**Task requirements:** Set the lines down again exactly, first line through the line that contains "(0,0) rectangle (635,416);", with no pictures.

-- -- --

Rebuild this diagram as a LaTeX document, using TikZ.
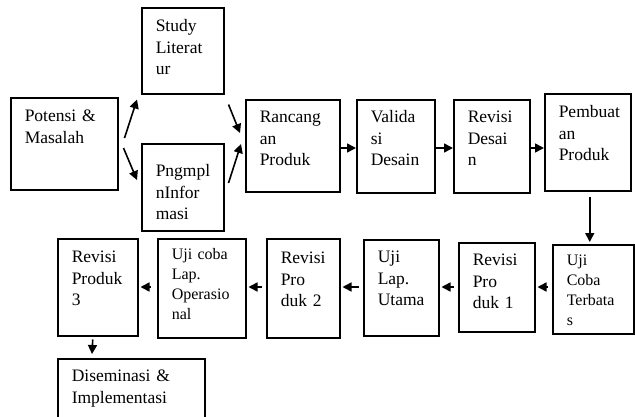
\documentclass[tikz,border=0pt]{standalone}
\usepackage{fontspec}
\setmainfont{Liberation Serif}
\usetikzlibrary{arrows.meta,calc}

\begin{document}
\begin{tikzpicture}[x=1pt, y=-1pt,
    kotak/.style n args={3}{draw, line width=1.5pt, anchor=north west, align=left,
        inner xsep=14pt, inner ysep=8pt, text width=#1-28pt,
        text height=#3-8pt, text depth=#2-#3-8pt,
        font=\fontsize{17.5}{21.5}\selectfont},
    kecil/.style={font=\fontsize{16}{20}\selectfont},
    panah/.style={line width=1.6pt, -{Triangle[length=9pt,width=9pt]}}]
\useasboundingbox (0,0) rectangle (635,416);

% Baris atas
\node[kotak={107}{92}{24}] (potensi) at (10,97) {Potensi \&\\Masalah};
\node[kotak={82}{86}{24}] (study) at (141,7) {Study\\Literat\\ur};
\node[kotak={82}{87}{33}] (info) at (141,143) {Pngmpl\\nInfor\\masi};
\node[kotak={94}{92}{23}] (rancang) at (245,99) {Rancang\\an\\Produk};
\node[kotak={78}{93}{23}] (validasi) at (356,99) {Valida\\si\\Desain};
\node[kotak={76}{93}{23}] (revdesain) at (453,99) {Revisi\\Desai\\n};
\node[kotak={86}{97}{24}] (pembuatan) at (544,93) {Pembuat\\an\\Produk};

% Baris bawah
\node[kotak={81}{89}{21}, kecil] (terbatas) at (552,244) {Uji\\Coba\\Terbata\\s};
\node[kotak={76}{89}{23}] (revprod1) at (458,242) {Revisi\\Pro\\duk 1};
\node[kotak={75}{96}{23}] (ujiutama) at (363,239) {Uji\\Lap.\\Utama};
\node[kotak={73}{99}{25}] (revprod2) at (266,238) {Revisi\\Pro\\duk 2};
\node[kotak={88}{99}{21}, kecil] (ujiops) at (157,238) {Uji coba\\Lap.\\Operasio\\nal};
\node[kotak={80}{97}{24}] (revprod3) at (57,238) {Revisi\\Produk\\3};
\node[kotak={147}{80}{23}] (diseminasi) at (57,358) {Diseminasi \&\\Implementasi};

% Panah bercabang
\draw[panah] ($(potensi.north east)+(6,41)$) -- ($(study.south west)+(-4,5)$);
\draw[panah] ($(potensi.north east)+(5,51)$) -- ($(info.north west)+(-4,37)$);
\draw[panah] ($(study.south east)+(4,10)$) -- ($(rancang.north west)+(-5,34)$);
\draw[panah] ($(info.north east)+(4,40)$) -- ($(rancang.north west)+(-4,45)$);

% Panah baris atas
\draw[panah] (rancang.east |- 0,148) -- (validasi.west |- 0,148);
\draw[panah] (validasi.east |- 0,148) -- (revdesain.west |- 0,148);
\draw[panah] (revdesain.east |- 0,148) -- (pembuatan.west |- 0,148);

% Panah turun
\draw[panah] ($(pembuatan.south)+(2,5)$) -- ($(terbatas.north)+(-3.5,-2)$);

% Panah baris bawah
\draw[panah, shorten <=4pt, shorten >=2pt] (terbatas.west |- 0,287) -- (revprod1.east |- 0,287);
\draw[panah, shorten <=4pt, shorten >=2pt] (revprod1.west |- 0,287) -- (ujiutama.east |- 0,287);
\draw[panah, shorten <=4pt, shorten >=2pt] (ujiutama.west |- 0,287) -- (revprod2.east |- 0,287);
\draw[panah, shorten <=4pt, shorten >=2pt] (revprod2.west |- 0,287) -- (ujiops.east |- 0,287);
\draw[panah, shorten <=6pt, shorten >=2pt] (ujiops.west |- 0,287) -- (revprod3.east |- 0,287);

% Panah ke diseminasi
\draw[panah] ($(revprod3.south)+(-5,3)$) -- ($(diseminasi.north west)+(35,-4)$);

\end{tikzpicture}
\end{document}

-- -- --

**Response:**
Rebuild this diagram as a LaTeX document, using TikZ.
\documentclass[tikz,border=0pt]{standalone}
\usepackage{fontspec}
\setmainfont{Liberation Serif}
\usetikzlibrary{arrows.meta,calc}

\begin{document}
\begin{tikzpicture}[x=1pt, y=-1pt,
    kotak/.style n args={3}{draw, line width=1.5pt, anchor=north west, align=left,
        inner xsep=14pt, inner ysep=8pt, text width=#1-28pt,
        text height=#3-8pt, text depth=#2-#3-8pt,
        font=\fontsize{17.5}{21.5}\selectfont},
    kecil/.style={font=\fontsize{16}{20}\selectfont},
    panah/.style={line width=1.6pt, -{Triangle[length=9pt,width=9pt]}}]
\useasboundingbox (0,0) rectangle (635,416);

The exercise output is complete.